Kurz vorm Dorf machen wir noch einen kurzen Halt und Mario erklärt, dass wir für den nächsten Abschnitt selbst entscheiden müssen, ob wir fahren oder schieben. Es wird ziemlich steil. Treffpunkt ist dort unten bei der Teerstraße. Ellie winkt ab, sie schiebt, Peter überlegt noch… für mich ist es eigentlich relativ klar. Kurz nach Mario lasse auch ich die Bremse los und lasse mich den Berg herunterrollen. Es wird sehr schnell sehr schnell und mir wird ein bisschen mulmig bei der Steigung: Wenn ich falle, falle ich Kopf voraus und zwar ganz schön heftig. Ich verlagere das Gewicht nach hinten und versuche zu bremsen, aber auf dem sandigen Boden würde ich nur die Kontrolle über die Räder verlieren. Also bleibe ich bei meiner Geschwindigkeit, lenke durch die sandigen Windungen, rutsche ein paar Mal fast mit dem Hinterrad weg und komme am Schluss doch heil bei Mario unten an. Der ist beeindruckt: Ich bin die erste Frau, die diese Strecke tatsächlich ganz gefahren ist. Ich glaube ihm nicht, aber er versichert es mir so, dass ich mich doch ein bisschen freue. War schon eine geniale Abfahrt. Kurz darauf kommt Peter und auch nicht lange danach Ellie und wir fahren den Rest zurück ins Dorf. Wir bedanken uns bei Mario für die großartige Tour und versprechen, ihm ein gutes Feedback auf der Internetseite zu hinterlassen. Ich erzähle Peter und Ellie, dass ich am nächsten Tag vor habe zu einem entfernter gelegenen Punkt auf der Insel zu trampen, doch sie meinen, sie können mich morgen gerne mitnehmen, sie wollen auch dorthin. Das ist natürlich super für mich.
Ich wackle nach Hause, nach fünf Stunden Fahrradfahren spüre ich die Belastung in den Beinen. Aber der Tag ist zu schön, um ihn schon zu beenden. Ich mache eine kurze Pause im Hostel und gehe dann runter zum Strand, um ein bisschen spazieren zu gehen. Drüben bei den Klippen kriege ich Lust auf ein bisschen gute Aussicht und erklimme spontan die Anhöhe für einen guten Platz für den Sonnenuntergang.
Da, um genau zu sein:

Da ist es auch superschön… aber auch ganz schön windig und bis zum Sonnenuntergang ist es noch eine gute Stunde… da spaziere ich lieber weiter. Aber diese Aussicht war wirklich super:






Wieder habe ich den Strand fast für mich… so kann man die Natur nochmal richtig anders genießen.

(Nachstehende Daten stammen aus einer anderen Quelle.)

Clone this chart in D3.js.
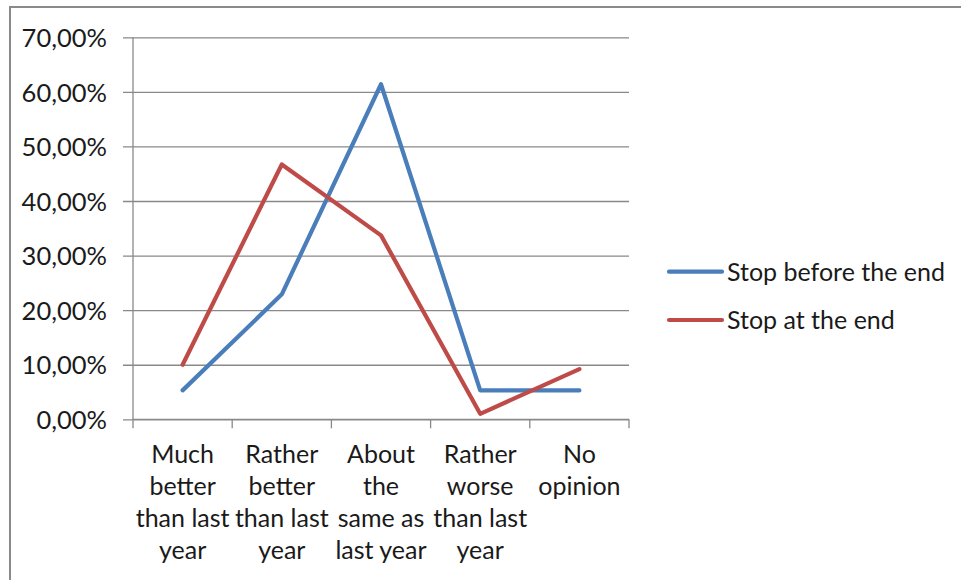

Nach Sonnenuntergang wird es schnell kalt und ich gehe schnell ins Hostel zurück. Dort gebe ich Bescheid, dass ich noch einen Tag länger bleiben werde. In der Küche lerne ich ein deutsches Pärchen kennen und wir tauschen ein paar Erfahrungen aus. Aber sie sind mir ein bisschen zu deutsch, der Kontakt wird nicht weiter eng.
Abends kuschle ich mich ins Bett und denke voller Vorfreude an den Muskelkater, der mich morgen ereilen wird… der war es sowas von wert!!